Wednesday, March 16, 2016

Keeping Lent

I decided to give up buying books for Lent. It was either that or beer. How hard could it be? I kept the beer and went with the books. I should have known. My addiction was worse than I thought. To books. I hadn't taken notice that I had begun hiding my Amazon book boxes from my wife. I was in denial about timing the UPS truck and meeting the guy outside the front door before he rang the door bell. Sometimes my wife would hear me talking outside. Who was that, she would ask, when I came back in. Oh just some Jehovah's Witnesses, I said. I handled it.

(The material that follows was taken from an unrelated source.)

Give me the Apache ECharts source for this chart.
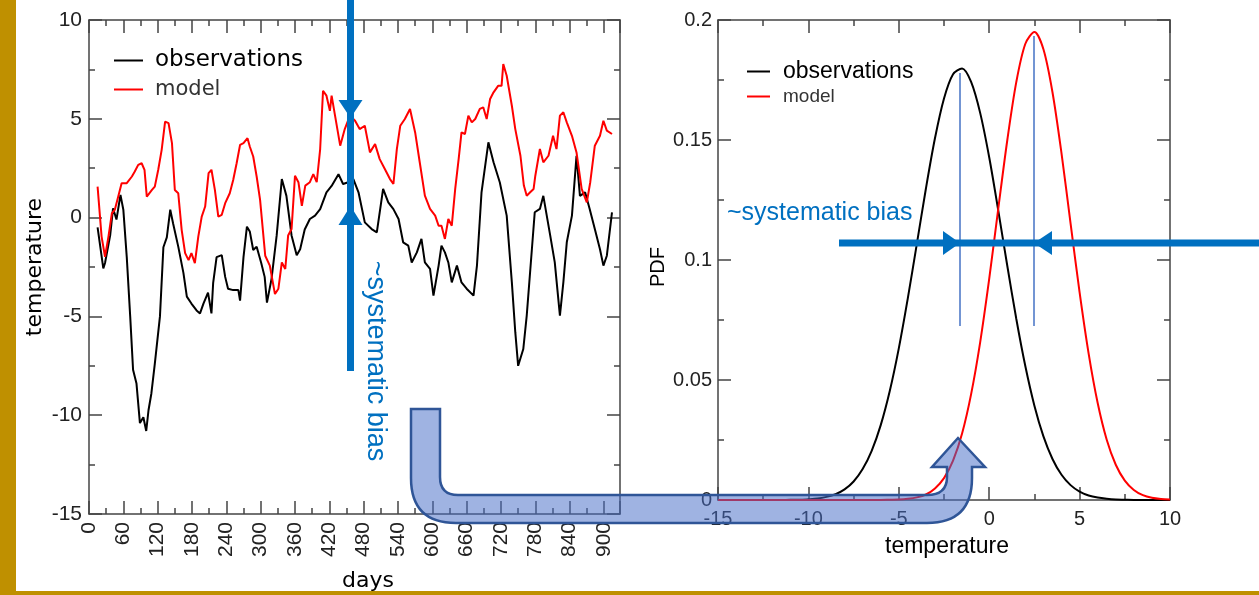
<!DOCTYPE html>
<html>
<head>
<meta charset="utf-8">
<script src="https://cdn.jsdelivr.net/npm/echarts@6/dist/echarts.min.js"></script>
<style>
  html, body { margin: 0; padding: 0; background: #fff; }
  #main { width: 1259px; height: 595px; }
</style>
</head>
<body>
<div id="main"></div>
<script>
// bent arrow shape from the slide, registered so the graphic component can draw it
echarts.graphic.registerShape('bentArrow', echarts.graphic.extendPath(
  'M411,409 L440,409 L440,477 Q440,495 458,495 L927,495 Q947,495 947,477 L947,467 L932,467 L958,438 L985,467 L972,467 L972,478 Q972,523 927,523 L456,523 Q411,523 411,478 Z', {}));

var chart = echarts.init(document.getElementById('main'));

// left panel: daily temperature series
var obsDays = [15, 25, 28, 37, 42, 48, 55, 60, 66, 72, 77, 83, 89, 95, 100, 104, 109, 115, 124, 130,
  136, 142, 147, 156, 165, 171, 179, 188, 194, 200, 208, 214, 217, 223, 232, 238, 243, 252, 261, 264,
  270, 276, 281, 287, 293, 301, 307, 311, 319, 328, 337, 345, 354, 363, 369, 377, 386, 395, 404, 415,
  424, 436, 444, 453, 462, 471, 482, 494, 503, 514, 523, 532, 541, 549, 558, 564, 573, 581, 587, 596,
  602, 611, 616, 622, 628, 634, 643, 651, 660, 672, 678, 686, 698, 707, 718, 730, 739, 745, 750, 759,
  765, 774, 779, 788, 794, 806, 814, 823, 829, 835, 844, 852, 858, 867, 875, 884, 893, 899, 905, 914];
var obsTemp = [-0.5, -2.57, -2.3, -0.9, 0.47, -0.1, 1.15, 0.4, -2.0, -5.0, -7.7, -8.4, -10.4, -10.1, -10.8, -9.75, -8.9, -7.4, -5.0, -1.5,
  -1.0, 0.4, -0.3, -1.47, -2.8, -4.0, -4.35, -4.7, -4.85, -4.35, -3.8, -4.85, -3.3, -2.0, -1.9, -3.0, -3.6, -3.67, -3.67, -4.2,
  -2.0, -0.46, -0.7, -1.64, -1.47, -2.3, -3.0, -4.3, -3.1, -0.9, 1.95, 1.1, -0.9, -1.9, -1.6, -0.6, -0.07, 0.1, 0.43, 1.28,
  1.6, 2.2, 1.7, 1.79, 1.95, 1.28, -0.24, -0.58, -0.75, 1.45, 0.77, 0.43, -0.07, -1.25, -1.42, -2.27, -1.76, -1.08, -2.27, -2.6,
  -3.95, -2.43, -1.42, -1.76, -2.27, -3.28, -2.43, -3.28, -3.6, -3.95, -2.43, 1.28, 3.81, 2.8, 1.78, 0.1, -3.28, -5.8, -7.5, -6.65,
  -4.96, -1.6, 0.27, 0.44, 1.1, -0.9, -2.27, -4.96, -3.28, -1.25, 0.1, 3.13, 1.1, 1.28, 0.44, -0.58, -1.6, -2.43, -1.93, 0.27];

var modelDays = [15, 22, 28, 34, 40, 45, 51, 57, 66, 75, 80, 86, 92, 97, 101, 110, 115, 121, 127, 133,
  139, 145, 150, 156, 162, 168, 174, 179, 185, 191, 197, 203, 209, 214, 220, 226, 232, 238, 246, 252,
  258, 264, 270, 277, 281, 287, 293, 299, 308, 316, 325, 331, 337, 343, 348, 354, 360, 366, 372, 378,
  386, 392, 398, 404, 409, 415, 421, 424, 430, 439, 447, 456, 465, 473, 482, 491, 500, 508, 517, 526,
  532, 538, 544, 552, 561, 570, 578, 587, 596, 605, 611, 616, 622, 628, 634, 640, 646, 651, 657, 663,
  669, 675, 683, 689, 695, 701, 707, 715, 721, 724, 730, 739, 745, 754, 760, 765, 771, 777, 780, 788,
  794, 803, 811, 817, 823, 829, 835, 844, 852, 861, 870, 876, 884, 893, 899, 905, 914];
var modelTemp = [1.57, -0.96, -1.98, -0.96, 0.22, 0.39, 1.06, 1.74, 1.74, 2.08, 2.33, 2.67, 2.75, 2.42, 1.06, 1.4, 1.57, 2.42, 3.43, 4.86,
  4.78, 3.77, 1.4, 1.23, -0.63, -1.8, -2.15, -1.8, -2.3, -0.96, 0.05, 0.56, 2.25, 2.42, 1.4, 0.05, 0.14, 0.73, 1.23, 1.9,
  2.75, 3.68, 3.77, 4.02, 3.6, 3.09, 2.08, 0.9, -1.93, -2.43, -3.87, -3.6, -2.27, -2.6, -0.91, -0.58, 2.12, 1.79, 0.6, 1.62,
  1.79, 2.2, 1.79, 3.47, 6.42, 6.17, 5.4, 6.17, 5.16, 3.64, 4.48, 5.16, 4.9, 4.48, 4.65, 3.3, 3.72, 2.96, 2.46, 1.95,
  1.7, 3.47, 4.65, 4.99, 5.5, 4.31, 2.8, 1.11, 0.44, 0.1, -0.41, -0.41, -1.08, -0.07, -0.41, 1.45, 2.96, 4.31, 4.23, 5.16,
  4.82, 4.99, 5.5, 5.58, 4.99, 6.0, 6.34, 6.67, 6.67, 7.77, 7.18, 5.66, 4.48, 3.13, 1.62, 1.11, 1.28, 1.45, 2.12, 3.47,
  2.8, 3.13, 4.14, 3.47, 5.16, 5.33, 4.82, 4.14, 3.3, 1.45, 0.77, 1.79, 3.64, 4.14, 4.9, 4.4, 4.23];

// right panel: PDF curves, read every 0.5 degree
var pdfX = [-15, -14.5, -14, -13.5, -13, -12.5, -12, -11.5, -11, -10.5, -10, -9.5, -9, -8.5, -8, -7.5, -7,
  -6.5, -6, -5.5, -5, -4.5, -4, -3.5, -3, -2.5, -2, -1.5, -1, -0.5, 0, 0.5, 1, 1.5, 2, 2.5, 3, 3.5,
  4, 4.5, 5, 5.5, 6, 6.5, 7, 7.5, 8, 8.5, 9, 9.5, 10];
var pdfObs = [0, 0, 0, 0, 0, 0, 0, 0, 0.0001, 0.0001, 0.0003, 0.0006, 0.0013, 0.0024, 0.0044, 0.0077, 0.0129,
  0.0205, 0.0312, 0.0454, 0.0632, 0.0841, 0.1068, 0.1298, 0.1507, 0.1673, 0.1774, 0.1798, 0.1742, 0.1613, 0.1428, 0.1207, 0.0976, 0.0754, 0.0557, 0.0393, 0.0265, 0.0171,
  0.0105, 0.0062, 0.0035, 0.0019, 0.001, 0.0005, 0.0002, 0.0001, 0, 0, 0, 0, 0];
var pdfModel = [0, 0, 0, 0, 0, 0, 0, 0, 0, 0, 0, 0, 0, 0, 0, 0, 0,
  0, 0, 0.0001, 0.0002, 0.0005, 0.0011, 0.0023, 0.0048, 0.0091, 0.0164, 0.0277, 0.0441, 0.0657, 0.0921, 0.1213, 0.1499, 0.1742, 0.1901, 0.195, 0.1878, 0.1699,
  0.1444, 0.1153, 0.0865, 0.061, 0.0404, 0.0251, 0.0147, 0.0081, 0.0042, 0.002, 0.0009, 0.0004, 0.0002];

function zip(xs, ys) {
  return xs.map(function (x, i) { return [x, ys[i]]; });
}

var axisCol = '#444';
var labelFont = 'Liberation Sans';
var blue = '#0070C0';

// every side of both frames gets inward major + minor ticks
function frameAxis(pos, gridIndex, min, max, interval, showLabel, extra) {
  var ax = {
    type: 'value',
    gridIndex: gridIndex,
    position: pos,
    min: min,
    max: max,
    interval: interval,
    splitLine: { show: false },
    axisLine: { show: true, onZero: false, lineStyle: { color: axisCol, width: 1.5 } },
    axisTick: { show: true, inside: true, length: 13, lineStyle: { color: axisCol, width: 1.5 } },
    minorTick: { show: true, splitNumber: 2, length: 6, lineStyle: { color: axisCol, width: 1.5 } },
    axisLabel: { show: showLabel, color: '#222', fontFamily: labelFont, fontSize: 20 }
  };
  if (extra) {
    for (var k in extra) ax.axisLabel[k] = extra[k];
  }
  return ax;
}

var option = {
  animation: false,
  backgroundColor: '#fff',
  grid: [
    { left: 89, top: 20, width: 531, height: 494 },
    { left: 718, top: 20, width: 452, height: 480 }
  ],
  xAxis: [
    frameAxis('bottom', 0, 0, 928, 60, true, { rotate: 90, margin: 8, fontSize: 21, showMaxLabel: false }),
    frameAxis('top', 0, 0, 928, 60, false),
    frameAxis('bottom', 1, -15, 10, 5, true, { margin: 9 }),
    frameAxis('top', 1, -15, 10, 5, false)
  ],
  yAxis: [
    frameAxis('left', 0, -15, 10, 5, true, { margin: 7, fontSize: 21 }),
    frameAxis('right', 0, -15, 10, 5, false),
    frameAxis('left', 1, 0, 0.2, 0.05, true, { margin: 6 }),
    frameAxis('right', 1, 0, 0.2, 0.05, false)
  ],
  legend: [
    {
      left: 109, top: 44, orient: 'vertical', itemGap: 7,
      itemWidth: 29, itemHeight: 2, icon: 'rect',
      selectedMode: false,
      textStyle: { fontFamily: 'DejaVu Sans', color: '#000', padding: [0, 0, 0, 7] },
      data: [
        { name: 'observations', textStyle: { fontSize: 23 } },
        { name: 'model', textStyle: { fontSize: 21, color: '#333' } }
      ]
    },
    {
      left: 742, top: 55, orient: 'vertical', itemGap: 4,
      itemWidth: 23, itemHeight: 2, icon: 'rect',
      selectedMode: false,
      textStyle: { fontFamily: labelFont, color: '#000', padding: [0, 0, 0, 8] },
      data: [
        { name: 'observations', textStyle: { fontSize: 23 } },
        { name: 'model', textStyle: { fontSize: 19, color: '#333' } }
      ]
    }
  ],
  series: [
    {
      name: 'observations', type: 'line', xAxisIndex: 0, yAxisIndex: 0,
      data: zip(obsDays, obsTemp), symbol: 'none',
      itemStyle: { color: '#000' }, lineStyle: { color: '#000', width: 2 }
    },
    {
      name: 'model', type: 'line', xAxisIndex: 0, yAxisIndex: 0,
      data: zip(modelDays, modelTemp), symbol: 'none',
      itemStyle: { color: '#ff0000' }, lineStyle: { color: '#ff0000', width: 2 }
    },
    {
      name: 'observations', type: 'line', xAxisIndex: 2, yAxisIndex: 2,
      data: zip(pdfX, pdfObs), symbol: 'none', smooth: 0.3,
      itemStyle: { color: '#000' }, lineStyle: { color: '#000', width: 2 }
    },
    {
      name: 'model', type: 'line', xAxisIndex: 2, yAxisIndex: 2,
      data: zip(pdfX, pdfModel), symbol: 'none', smooth: 0.3,
      itemStyle: { color: '#ff0000' }, lineStyle: { color: '#ff0000', width: 2 }
    }
  ],
  graphic: [
    // axis titles
    { type: 'text', x: 35, y: 267, rotation: Math.PI / 2, z: 50,
      style: { text: 'temperature', font: '22px "DejaVu Sans"', fill: '#000', align: 'center', verticalAlign: 'middle' } },
    { type: 'text', x: 368, y: 581, z: 50,
      style: { text: 'days', font: '22px "DejaVu Sans"', fill: '#000', align: 'center', verticalAlign: 'middle' } },
    { type: 'text', x: 658, y: 267, rotation: Math.PI / 2, z: 50,
      style: { text: 'PDF', font: '20px "Liberation Sans"', fill: '#000', align: 'center', verticalAlign: 'middle' } },
    { type: 'text', x: 947, y: 547, z: 50,
      style: { text: 'temperature', font: '23px "Liberation Sans"', fill: '#000', align: 'center', verticalAlign: 'middle' } },

    // vertical bias arrow on the left panel
    { type: 'rect', z: 60, shape: { x: 347, y: 0, width: 7, height: 371 }, style: { fill: blue } },
    { type: 'polygon', z: 60, shape: { points: [[338.5, 100], [362.5, 100], [350.5, 118]] }, style: { fill: blue } },
    { type: 'polygon', z: 60, shape: { points: [[338.5, 225], [362.5, 225], [350.5, 206]] }, style: { fill: blue } },
    { type: 'text', x: 375, y: 361, rotation: -Math.PI / 2, z: 60,
      style: { text: '~systematic bias', font: '27px "Liberation Sans"', fill: blue, align: 'center', verticalAlign: 'middle' } },

    // thin markers at the two peaks
    { type: 'line', z: 55, shape: { x1: 960, y1: 73, x2: 960, y2: 326 }, style: { stroke: '#4472C4', lineWidth: 1.5 } },
    { type: 'line', z: 55, shape: { x1: 1034, y1: 36, x2: 1034, y2: 326 }, style: { stroke: '#4472C4', lineWidth: 1.5 } },

    // horizontal bias arrows on the right panel
    { type: 'rect', z: 60, shape: { x: 839, y: 239.5, width: 420, height: 7 }, style: { fill: blue } },
    { type: 'polygon', z: 60, shape: { points: [[943, 231], [943, 255], [960, 243]] }, style: { fill: blue } },
    { type: 'polygon', z: 60, shape: { points: [[1052, 231], [1052, 255], [1034, 243]] }, style: { fill: blue } },
    { type: 'text', x: 727, y: 213, z: 60,
      style: { text: '~systematic bias', font: '25px "Liberation Sans"', fill: blue, align: 'left', verticalAlign: 'middle' } },

    // bent arrow joining the two panels
    { type: 'bentArrow', z: 70,
      style: { fill: 'rgba(70,110,200,0.52)', stroke: '#2F5597', lineWidth: 2.5 } },

    // gold slide frame
    { type: 'rect', z: 90, shape: { x: 0, y: 0, width: 16, height: 595 }, style: { fill: '#BF9000' } },
    { type: 'rect', z: 90, shape: { x: 0, y: 591, width: 1259, height: 4 }, style: { fill: '#BF9000' } }
  ]
};

chart.setOption(option);
</script>
</body>
</html>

There were times when she caught me red handed. Are  you keeping track of how many books you are buying, she would ask. Of course, I said. I had a rough idea. Until, I really took a close look at the credit card statement. Oh my gosh, there must be a clerical error. It can't be that much. Those Kindle books, so easy to buy, so quick to add up. Then, I looked at my bookshelves. I have had to add more shelving. Two full rows of books on the to be read shelf. I admitted to myself there might be a problem. So, I decided to face it head one. No more books during Lent. I let my wife in on my Lenten discipline. She couldn't believe I would be able to do it. I almost didn't. It was harder than I thought. I stayed out of Barnes and Noble, and off I discreetly read the NY Times book section. I didn't exactly have the cold sweats but there were times I wondered why I had done this. I almost gave in when I took some books to the used book store and exchanged them for a couple of used ones. I was up front with my wife and she questioned whether I was keeping the spirit of my Lenten discipline. I didn't see her point. So, now Lent is almost over. I checked and some religious authorities say Lent is over Palm Sunday, or some say the day before Maundy Thursday and the most rigorous Lenten practitioners keep it right up til the dawn of Easter morning. I will probably go for the mid Holy Week one (since I will be in Oregon very close to Powell's bookstore).

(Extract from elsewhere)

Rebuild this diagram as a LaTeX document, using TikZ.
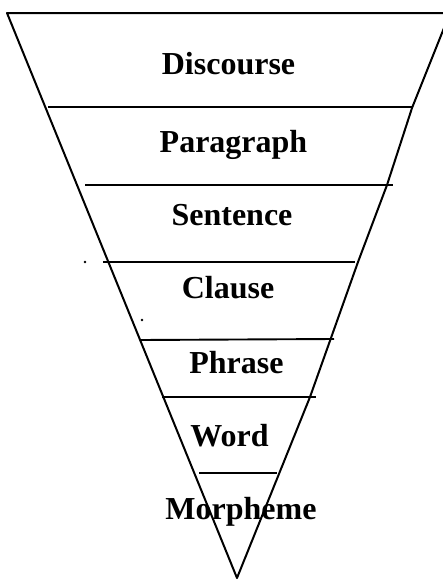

What have I learned from my Lenten sacrifice? I had given up something that was very important to me so I was reminded of Lent numerous times and why I was doing what I was doing. In the larger scheme of things I had given up very little but I had given up something. Much of the time I get what I want. I don't stop to think. This Lenten practice stopped me to think. It made me think I buy too many books, I have too many books, I don't need so many books. I use book buying to fulfill other needs. And it made me think it's not just books.